>> begin SUPPLIED INFORMATION

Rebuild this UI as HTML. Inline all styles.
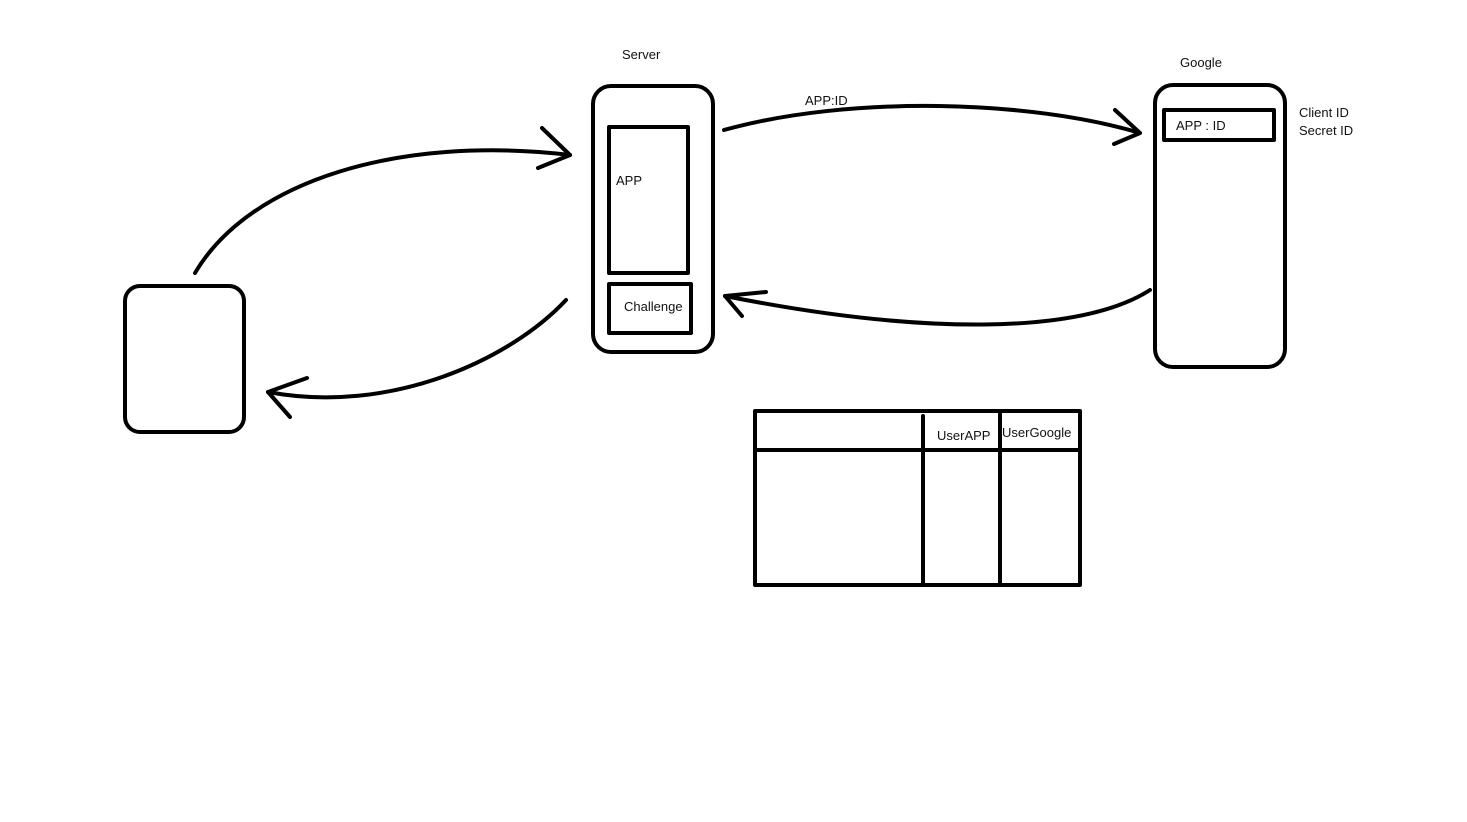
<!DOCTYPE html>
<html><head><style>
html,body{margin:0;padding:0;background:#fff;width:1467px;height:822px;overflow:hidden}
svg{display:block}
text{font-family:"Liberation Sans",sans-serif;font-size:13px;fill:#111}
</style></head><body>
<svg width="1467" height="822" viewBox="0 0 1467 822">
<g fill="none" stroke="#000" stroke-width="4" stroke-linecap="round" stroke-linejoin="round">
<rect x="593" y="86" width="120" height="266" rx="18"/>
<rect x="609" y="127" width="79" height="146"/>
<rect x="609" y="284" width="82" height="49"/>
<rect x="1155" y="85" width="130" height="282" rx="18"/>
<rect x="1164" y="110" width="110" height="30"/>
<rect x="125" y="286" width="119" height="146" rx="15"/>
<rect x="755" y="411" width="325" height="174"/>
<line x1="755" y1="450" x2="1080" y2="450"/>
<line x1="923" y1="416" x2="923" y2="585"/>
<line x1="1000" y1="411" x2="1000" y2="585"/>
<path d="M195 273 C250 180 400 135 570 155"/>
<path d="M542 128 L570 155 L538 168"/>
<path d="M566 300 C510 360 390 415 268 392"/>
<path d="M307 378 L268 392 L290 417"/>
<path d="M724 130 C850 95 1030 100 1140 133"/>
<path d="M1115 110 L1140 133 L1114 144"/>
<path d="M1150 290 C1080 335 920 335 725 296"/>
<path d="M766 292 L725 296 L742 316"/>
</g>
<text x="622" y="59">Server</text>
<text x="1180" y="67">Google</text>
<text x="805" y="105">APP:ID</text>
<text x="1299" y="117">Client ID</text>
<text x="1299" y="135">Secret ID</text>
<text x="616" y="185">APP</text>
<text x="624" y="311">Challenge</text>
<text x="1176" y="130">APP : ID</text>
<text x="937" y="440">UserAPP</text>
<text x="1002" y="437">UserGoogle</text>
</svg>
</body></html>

>> end SUPPLIED INFORMATION
>> begin SUPPLIED INFORMATION

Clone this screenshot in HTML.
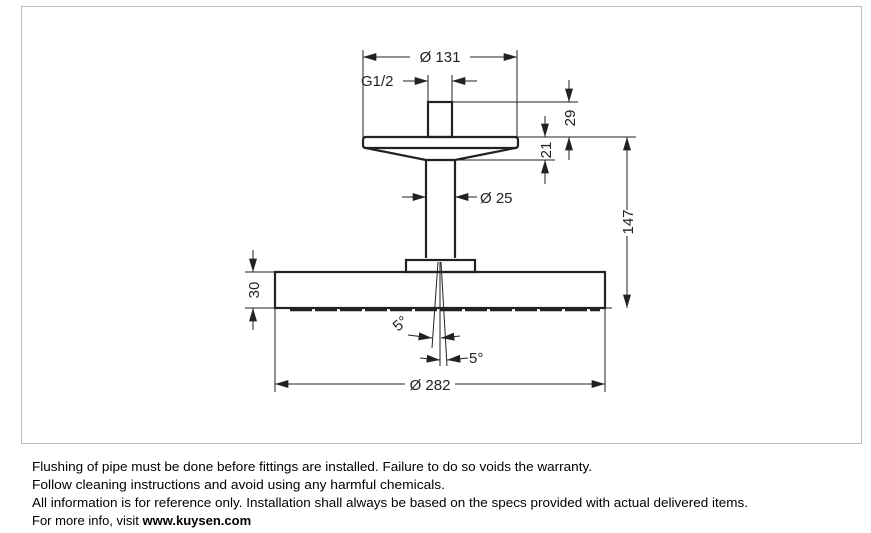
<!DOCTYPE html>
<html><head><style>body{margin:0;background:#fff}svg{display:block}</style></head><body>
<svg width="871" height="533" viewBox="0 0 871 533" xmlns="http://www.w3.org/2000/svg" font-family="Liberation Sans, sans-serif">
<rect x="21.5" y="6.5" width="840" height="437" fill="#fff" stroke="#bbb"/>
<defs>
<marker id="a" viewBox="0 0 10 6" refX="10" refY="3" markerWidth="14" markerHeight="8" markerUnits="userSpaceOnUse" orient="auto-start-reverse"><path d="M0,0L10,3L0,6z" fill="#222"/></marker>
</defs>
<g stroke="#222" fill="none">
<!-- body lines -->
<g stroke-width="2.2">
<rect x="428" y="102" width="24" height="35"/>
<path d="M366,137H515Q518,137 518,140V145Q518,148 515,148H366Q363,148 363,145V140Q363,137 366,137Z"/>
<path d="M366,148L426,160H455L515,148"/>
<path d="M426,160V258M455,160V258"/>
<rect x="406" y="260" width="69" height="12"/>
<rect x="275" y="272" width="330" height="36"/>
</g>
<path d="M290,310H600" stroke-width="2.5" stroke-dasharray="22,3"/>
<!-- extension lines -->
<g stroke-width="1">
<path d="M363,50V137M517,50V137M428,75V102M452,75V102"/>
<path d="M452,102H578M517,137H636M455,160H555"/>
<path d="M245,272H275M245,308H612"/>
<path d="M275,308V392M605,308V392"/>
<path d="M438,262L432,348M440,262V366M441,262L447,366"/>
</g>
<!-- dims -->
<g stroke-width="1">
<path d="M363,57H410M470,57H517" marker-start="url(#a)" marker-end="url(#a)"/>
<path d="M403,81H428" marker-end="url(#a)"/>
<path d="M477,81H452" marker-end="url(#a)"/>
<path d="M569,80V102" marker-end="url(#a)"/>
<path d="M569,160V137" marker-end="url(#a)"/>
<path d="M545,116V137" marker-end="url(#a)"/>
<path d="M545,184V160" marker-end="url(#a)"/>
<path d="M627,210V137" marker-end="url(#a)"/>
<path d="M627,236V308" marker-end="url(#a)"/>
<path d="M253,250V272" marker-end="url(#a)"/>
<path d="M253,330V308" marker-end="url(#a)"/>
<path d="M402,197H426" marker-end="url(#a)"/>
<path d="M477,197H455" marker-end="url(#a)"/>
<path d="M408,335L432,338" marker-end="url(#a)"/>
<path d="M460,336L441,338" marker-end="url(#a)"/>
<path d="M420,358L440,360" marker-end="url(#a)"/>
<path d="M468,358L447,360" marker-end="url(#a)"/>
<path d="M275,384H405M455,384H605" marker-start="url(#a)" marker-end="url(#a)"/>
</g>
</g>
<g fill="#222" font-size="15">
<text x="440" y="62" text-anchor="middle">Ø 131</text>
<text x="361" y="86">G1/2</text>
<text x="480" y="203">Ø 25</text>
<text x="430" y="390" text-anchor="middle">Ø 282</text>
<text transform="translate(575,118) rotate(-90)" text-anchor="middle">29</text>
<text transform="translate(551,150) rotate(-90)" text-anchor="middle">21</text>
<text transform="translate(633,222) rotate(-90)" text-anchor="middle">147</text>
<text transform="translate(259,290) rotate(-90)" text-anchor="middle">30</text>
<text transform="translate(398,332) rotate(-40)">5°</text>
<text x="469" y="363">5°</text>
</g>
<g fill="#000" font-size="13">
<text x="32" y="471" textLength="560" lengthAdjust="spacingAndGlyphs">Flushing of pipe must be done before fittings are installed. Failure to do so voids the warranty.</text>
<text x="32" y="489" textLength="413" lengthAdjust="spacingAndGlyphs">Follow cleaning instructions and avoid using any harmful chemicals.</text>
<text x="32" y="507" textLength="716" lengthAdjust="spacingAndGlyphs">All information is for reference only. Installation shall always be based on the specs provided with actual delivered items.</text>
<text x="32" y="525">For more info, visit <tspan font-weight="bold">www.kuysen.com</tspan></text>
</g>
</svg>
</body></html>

>> end SUPPLIED INFORMATION

- **WHAT YOU WILL DO**
Find how many lines in the listing hold "this", and reply with that number only.

- **FINISHED TASK**
2